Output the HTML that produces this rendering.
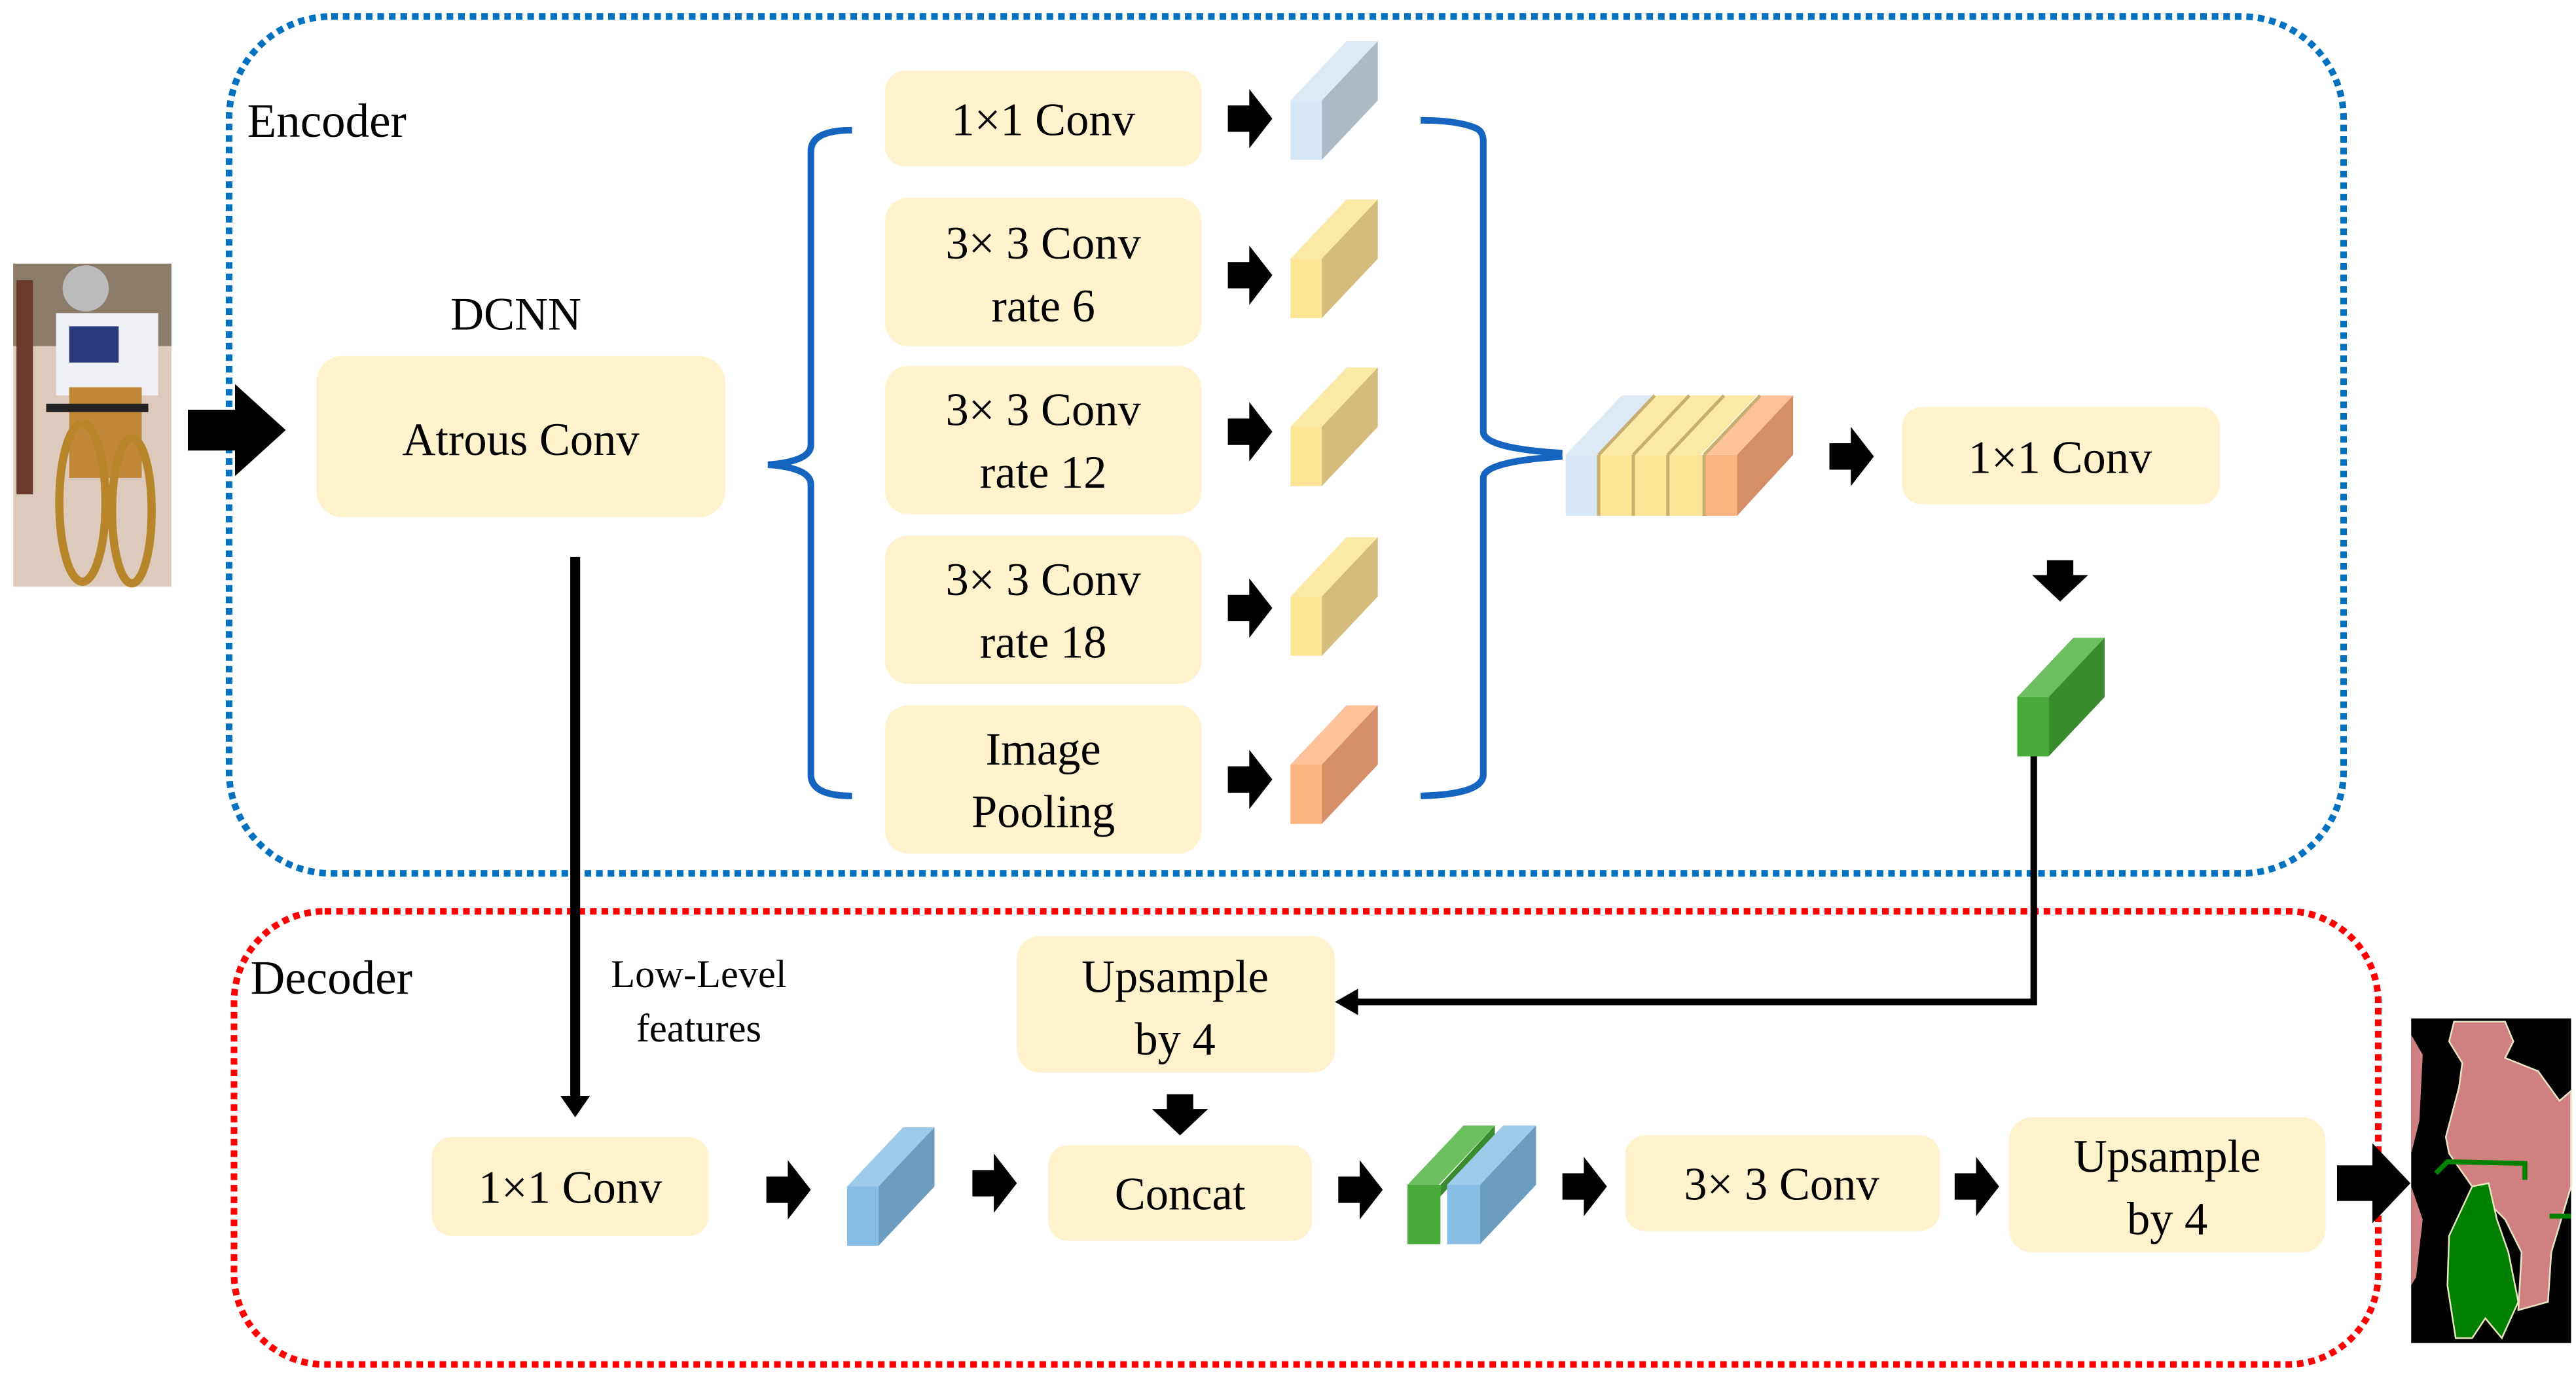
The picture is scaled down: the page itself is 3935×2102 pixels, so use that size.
<!DOCTYPE html>
<html><head><meta charset="utf-8"><style>
html,body{margin:0;padding:0;background:#fff;}
svg{display:block;}
</style></head><body>
<svg width="3935" height="2102" viewBox="0 0 1563 835" preserveAspectRatio="none" xmlns="http://www.w3.org/2000/svg" font-family="'Liberation Serif','DejaVu Serif',serif">
<defs>
<g id="ar"><polygon points="0,-8 13,-8 13,-18 27,0 13,18 13,8 0,8" fill="#000"/></g>
<g id="ad"><polygon points="-8,0 8,0 8,9 17,9 0,25 -17,9 -8,9" fill="#000"/></g>
</defs>
<rect x="139" y="10" width="1283" height="520" rx="62" fill="none" stroke="#0070c0" stroke-width="4" stroke-dasharray="4 3"/>
<rect x="142" y="553" width="1301" height="275" rx="55" fill="none" stroke="#ff0000" stroke-width="4" stroke-dasharray="4 3"/>

<!-- input photo -->
<rect x="8" y="160" width="96" height="196" fill="#dccbbc"/>
<rect x="8" y="160" width="96" height="50" fill="#8c7c6a"/>
<rect x="10" y="170" width="10" height="130" fill="#6a3a2a"/>
<rect x="34" y="190" width="62" height="50" fill="#eef0f6"/>
<rect x="42" y="198" width="30" height="22" fill="#2a3a7a"/>
<circle cx="52" cy="175" r="14" fill="#bbb"/>
<rect x="42" y="235" width="44" height="55" fill="#c08838"/>
<ellipse cx="50" cy="305" rx="14" ry="48" fill="none" stroke="#b8862a" stroke-width="5"/>
<ellipse cx="80" cy="310" rx="12" ry="44" fill="none" stroke="#b8862a" stroke-width="5"/>
<rect x="28" y="245" width="62" height="5" fill="#222"/>
<use href="#ar" transform="translate(114,261) scale(2.2,1.55)"/>

<g fill="#fff2cc">
<rect x="192" y="216" width="248" height="98" rx="16"/>
<rect x="537" y="43" width="192" height="58" rx="12"/>
<rect x="537" y="120" width="192" height="90" rx="14"/>
<rect x="537" y="222" width="192" height="90" rx="14"/>
<rect x="537" y="325" width="192" height="90" rx="14"/>
<rect x="537" y="428" width="192" height="90" rx="14"/>
<rect x="1154" y="247" width="193" height="59" rx="12"/>
<rect x="617" y="568" width="193" height="83" rx="14"/>
<rect x="262" y="690" width="168" height="60" rx="12"/>
<rect x="636" y="695" width="160" height="58" rx="12"/>
<rect x="986" y="689" width="191" height="58" rx="12"/>
<rect x="1219" y="678" width="192" height="82" rx="14"/>
</g>

<path d="M517,79 Q492,79 492,92 L492,270 Q492,280 466,282 Q492,284 492,294 L492,470 Q492,483 517,483" fill="none" stroke="#1565c0" stroke-width="4"/>
<path d="M862,73 Q885,73 896,78 Q900,80 900,86 L900,262 Q900,272 948,275 M948,277 Q900,280 900,290 L900,470 Q900,482 862,483" fill="none" stroke="#1565c0" stroke-width="4"/>

<g fill="#000" font-size="28" text-anchor="middle">
<text x="150" y="83" font-size="29" text-anchor="start">Encoder</text>
<text x="152" y="603" font-size="29" text-anchor="start">Decoder</text>
<text x="313" y="200">DCNN</text>
<text x="316" y="276">Atrous Conv</text>
<text x="633" y="82">1×1 Conv</text>
<text x="633" y="157">3× 3 Conv</text>
<text x="633" y="195">rate 6</text>
<text x="633" y="258">3× 3 Conv</text>
<text x="633" y="296">rate 12</text>
<text x="633" y="361">3× 3 Conv</text>
<text x="633" y="399">rate 18</text>
<text x="633" y="464">Image</text>
<text x="633" y="502">Pooling</text>
<text x="1250" y="287">1×1 Conv</text>
<text x="713" y="602">Upsample</text>
<text x="713" y="640">by 4</text>
<text x="346" y="730">1×1 Conv</text>
<text x="716" y="734">Concat</text>
<text x="1081" y="728">3× 3 Conv</text>
<text x="1315" y="711">Upsample</text>
<text x="1315" y="749">by 4</text>
<text x="424" y="599" font-size="24">Low-Level</text>
<text x="424" y="632" font-size="24">features</text>
</g>
<use href="#ar" transform="translate(745,72)"/>
<use href="#ar" transform="translate(745,167)"/>
<use href="#ar" transform="translate(745,262)"/>
<use href="#ar" transform="translate(745,369)"/>
<use href="#ar" transform="translate(745,473)"/>

<g>
<polygon points="783,61 817,25 836,25 802,61" fill="#dde9f5"/><polygon points="802,61 836,25 836,61 802,97" fill="#adbac6"/><rect x="783" y="61" width="19" height="36" fill="#d8e7f5"/>
<polygon points="783,157 817,121 836,121 802,157" fill="#fde9a6"/><polygon points="802,157 836,121 836,157 802,193" fill="#d5bc7c"/><rect x="783" y="157" width="19" height="36" fill="#fee596"/>
<polygon points="783,259 817,223 836,223 802,259" fill="#fde9a6"/><polygon points="802,259 836,223 836,259 802,295" fill="#d5bc7c"/><rect x="783" y="259" width="19" height="36" fill="#fee596"/>
<polygon points="783,362 817,326 836,326 802,362" fill="#fde9a6"/><polygon points="802,362 836,326 836,362 802,398" fill="#d5bc7c"/><rect x="783" y="362" width="19" height="36" fill="#fee596"/>
<polygon points="783,464 817,428 836,428 802,464" fill="#fdc29a"/><polygon points="802,464 836,428 836,464 802,500" fill="#d68e68"/><rect x="783" y="464" width="19" height="36" fill="#fdb380"/>
</g>

<g>
<polygon points="950,276 984,240 1004,240 970,276" fill="#dde9f5"/><rect x="950" y="276" width="20" height="37" fill="#d8e7f5"/>
<polygon points="970,276 1004,240 1025,240 991,276" fill="#fde9a6"/><rect x="970" y="276" width="21" height="37" fill="#fee596"/>
<polygon points="991,276 1025,240 1046,240 1012,276" fill="#fde9a6"/><rect x="991" y="276" width="21" height="37" fill="#fee596"/>
<polygon points="1012,276 1046,240 1066,240 1032,276" fill="#fde9a6"/><rect x="1012" y="276" width="22" height="37" fill="#fee596"/>
<polygon points="1034,276 1068,240 1088,240 1054,276" fill="#fdc29a"/><rect x="1034" y="276" width="20" height="37" fill="#fdb380"/>
<polygon points="1054,276 1088,240 1088,276 1054,313" fill="#d68e68"/>
<g stroke="#c8ae70" stroke-width="2">
<line x1="970" y1="276" x2="1004" y2="240"/><line x1="991" y1="276" x2="1025" y2="240"/><line x1="1012" y1="276" x2="1046" y2="240"/><line x1="1034" y1="276" x2="1068" y2="240"/>
<line x1="970" y1="276" x2="970" y2="313"/><line x1="991" y1="276" x2="991" y2="313"/><line x1="1012" y1="276" x2="1012" y2="313"/><line x1="1034" y1="276" x2="1034" y2="313"/>
</g>
</g>
<use href="#ar" transform="translate(1110,277)"/>
<use href="#ad" transform="translate(1250,340)"/>
<polygon points="1224,423 1258,387 1277,387 1243,423" fill="#6bbf5e"/><polygon points="1243,423 1277,387 1277,423 1243,459" fill="#3a8a2e"/><rect x="1224" y="423" width="19" height="36" fill="#48ab3a"/>

<polyline points="1234,459 1234,608 822,608" fill="none" stroke="#000" stroke-width="4"/>
<polygon points="810,608 824,600 824,616" fill="#000"/>
<line x1="349" y1="338" x2="349" y2="665" stroke="#000" stroke-width="6"/>
<polygon points="340,665 358,665 349,678" fill="#000"/>

<use href="#ad" transform="translate(716,664)"/>
<use href="#ar" transform="translate(465,722)"/>
<polygon points="514,720 548,684 567,684 533,720" fill="#9fcbea"/><polygon points="533,720 567,684 567,720 533,756" fill="#6c9cbf"/><rect x="514" y="720" width="19" height="36" fill="#88bde5"/>
<use href="#ar" transform="translate(590,718)"/>
<use href="#ar" transform="translate(812,722)"/>
<polygon points="854,719 888,683 907,683 873,719" fill="#6bbf5e"/><rect x="854" y="719" width="20" height="36" fill="#48ab3a"/><polygon points="874,719 907,683 907,690 874,726" fill="#3a8a2e"/>
<polygon points="878,719 912,683 932,683 898,719" fill="#9fcbea"/><polygon points="898,719 932,683 932,719 898,755" fill="#6c9cbf"/><rect x="878" y="719" width="20" height="36" fill="#88bde5"/>
<use href="#ar" transform="translate(948,720)"/>
<use href="#ar" transform="translate(1186,720)"/>
<use href="#ar" transform="translate(1418,718) scale(1.65,1.35)"/>

<rect x="1463" y="618" width="97" height="197" fill="#000"/>
<path d="M1489,620 L1520,620 L1525,632 L1520,642 L1540,650 L1553,668 L1560,662 L1560,720 L1548,760 L1546,790 L1528,795 L1530,760 L1520,740 L1500,720 L1486,700 L1484,690 L1492,660 L1494,645 L1486,632 Z" fill="#d08080" stroke="#e8e4c0" stroke-width="1"/>
<path d="M1463,628 L1470,640 L1468,680 L1463,700 Z" fill="#d08080"/>
<path d="M1463,720 L1470,740 L1466,775 L1463,780 Z" fill="#d08080"/>
<path d="M1500,720 L1510,718 L1515,740 L1522,760 L1528,790 L1518,812 L1508,800 L1500,812 L1490,812 L1485,780 L1486,750 Z" fill="#008000" stroke="#e8e4c0" stroke-width="1"/>
<path d="M1478,712 L1485,705 L1532,706 L1532,716" fill="none" stroke="#008000" stroke-width="3"/>
<path d="M1547,738 L1560,738" fill="none" stroke="#008000" stroke-width="3"/>
</svg>
</body></html>
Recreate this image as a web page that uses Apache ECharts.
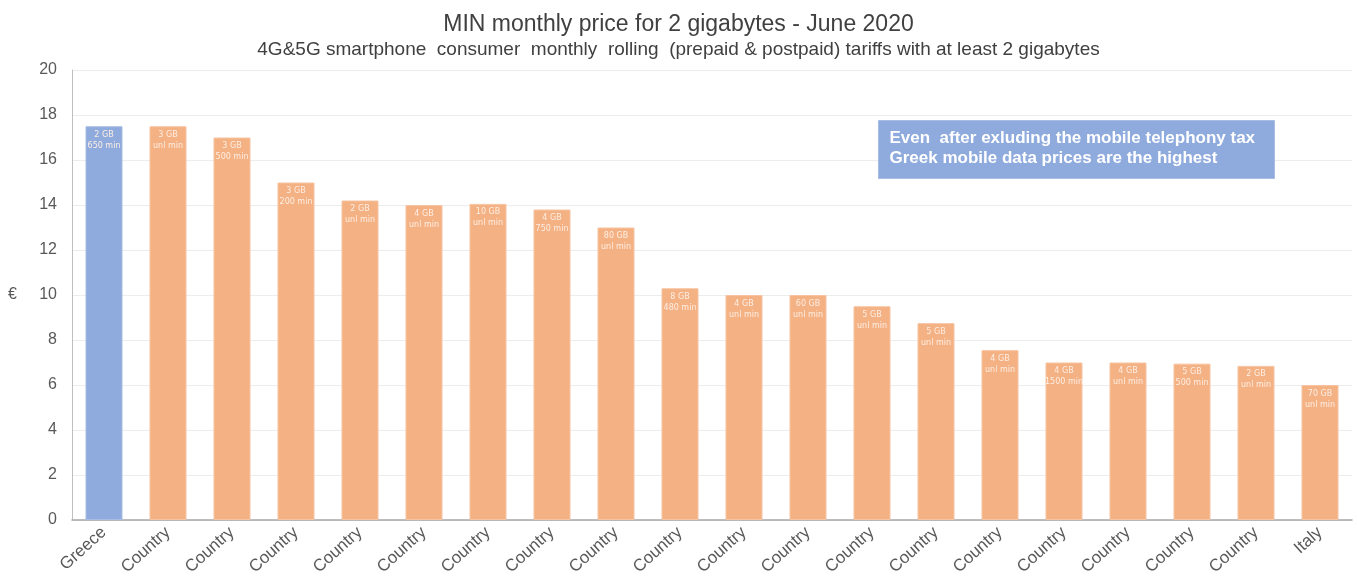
<!DOCTYPE html>
<html>
<head>
<meta charset="utf-8">
<title>MIN monthly price for 2 gigabytes</title>
<script src="https://cdn.jsdelivr.net/npm/echarts@6/dist/echarts.min.js"></script>
<style>
  html, body { margin: 0; padding: 0; background: #fff; }
  #chart { width: 1357px; height: 587px; }
</style>
</head>
<body>
<div id="chart"></div>
<script>
// categories and prices (EUR)
var countries = ['Greece', 'Country', 'Country', 'Country', 'Country', 'Country', 'Country',
  'Country', 'Country', 'Country', 'Country', 'Country', 'Country', 'Country', 'Country',
  'Country', 'Country', 'Country', 'Country', 'Italy'];
var prices = [17.5, 17.5, 17.0, 15.0, 14.2, 14.0, 14.05, 13.8, 13.0, 10.3, 10.0, 10.0,
  9.5, 8.75, 7.55, 7.0, 7.0, 6.95, 6.85, 6.0];
var dataVolume = ['2 GB', '3 GB', '3 GB', '3 GB', '2 GB', '4 GB', '10 GB', '4 GB', '80 GB',
  '8 GB', '4 GB', '60 GB', '5 GB', '5 GB', '4 GB', '4 GB', '4 GB', '5 GB', '2 GB', '70 GB'];
var minutes = ['650 min', 'unl min', '500 min', '200 min', 'unl min', 'unl min', 'unl min',
  '750 min', 'unl min', '480 min', 'unl min', 'unl min', 'unl min', 'unl min', 'unl min',
  '1500 min', 'unl min', '500 min', 'unl min', 'unl min'];
var yTicks = [0, 20, 2]; // min, max, interval

var myChart = echarts.init(document.getElementById('chart'));

var barData = prices.map(function (v, i) {
  var greek = countries[i] === 'Greece';
  return {
    value: v,
    itemStyle: {
      color: greek ? '#8faadc' : '#f4b183',
      borderColor: greek ? '#a9bde4' : '#f7c3a0',
      borderWidth: 1
    }
  };
});

var option = {
  backgroundColor: '#fff',
  animation: false,
  title: {
    text: 'MIN monthly price for 2 gigabytes - June 2020',
    subtext: '4G&5G smartphone  consumer  monthly  rolling  (prepaid & postpaid) tariffs with at least 2 gigabytes',
    left: 'center',
    top: 8,
    itemGap: 4,
    textStyle: {
      fontFamily: 'Liberation Sans',
      fontSize: 23,
      fontWeight: 'normal',
      color: '#404040'
    },
    subtextStyle: {
      fontFamily: 'Liberation Sans',
      fontSize: 19,
      color: '#404040'
    }
  },
  grid: {
    left: 72,
    right: 5,
    top: 70,
    bottom: 67
  },
  xAxis: {
    type: 'category',
    data: countries,
    axisLine: { lineStyle: { color: '#a6a6a6', width: 1.5 } },
    axisTick: { show: false },
    axisLabel: {
      rotate: 42,
      interval: 0,
      margin: 10,
      fontFamily: 'Liberation Sans',
      fontSize: 17,
      color: '#595959'
    }
  },
  yAxis: {
    type: 'value',
    min: yTicks[0],
    max: yTicks[1],
    interval: yTicks[2],
    name: '€',
    nameLocation: 'middle',
    nameRotate: 0,
    nameGap: 55,
    nameTextStyle: {
      fontFamily: 'Liberation Sans',
      fontSize: 16,
      color: '#595959'
    },
    axisLine: { show: true, lineStyle: { color: '#bfbfbf' } },
    axisTick: { show: false },
    splitLine: { lineStyle: { color: '#ececec' } },
    axisLabel: {
      margin: 15,
      fontFamily: 'Liberation Sans',
      fontSize: 16,
      color: '#595959'
    }
  },
  series: [
    {
      name: 'price',
      type: 'bar',
      data: barData,
      barWidth: 37,
      label: {
        show: true,
        position: 'insideTop',
        distance: 3,
        formatter: function (p) {
          return dataVolume[p.dataIndex] + '\n' + minutes[p.dataIndex];
        },
        fontFamily: 'DejaVu Sans',
        fontSize: 8,
        lineHeight: 11,
        color: '#fdeee4'
      }
    }
  ],
  graphic: [
    {
      type: 'group',
      left: 878,
      top: 120,
      z: 100,
      children: [
        {
          type: 'rect',
          z: 100,
          shape: { x: 0, y: 0, width: 396, height: 58 },
          style: { fill: '#8faadc', stroke: '#a9bde4', lineWidth: 1 }
        },
        {
          type: 'text',
          z: 101,
          x: 11,
          y: 8,
          style: {
            text: 'Even  after exluding the mobile telephony tax\nGreek mobile data prices are the highest',
            fill: '#ffffff',
            font: 'bold 17px "Liberation Sans"',
            lineHeight: 20
          }
        }
      ]
    }
  ]
};

myChart.setOption(option);
</script>
</body>
</html>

• **WORK REQUIRED**
Scan the material for lines with the word "this", and copy each line you find.

• **FINAL RESULT**
Output the HTML that produces this rendering.
Recreate this image as a web page that uses Apache ECharts.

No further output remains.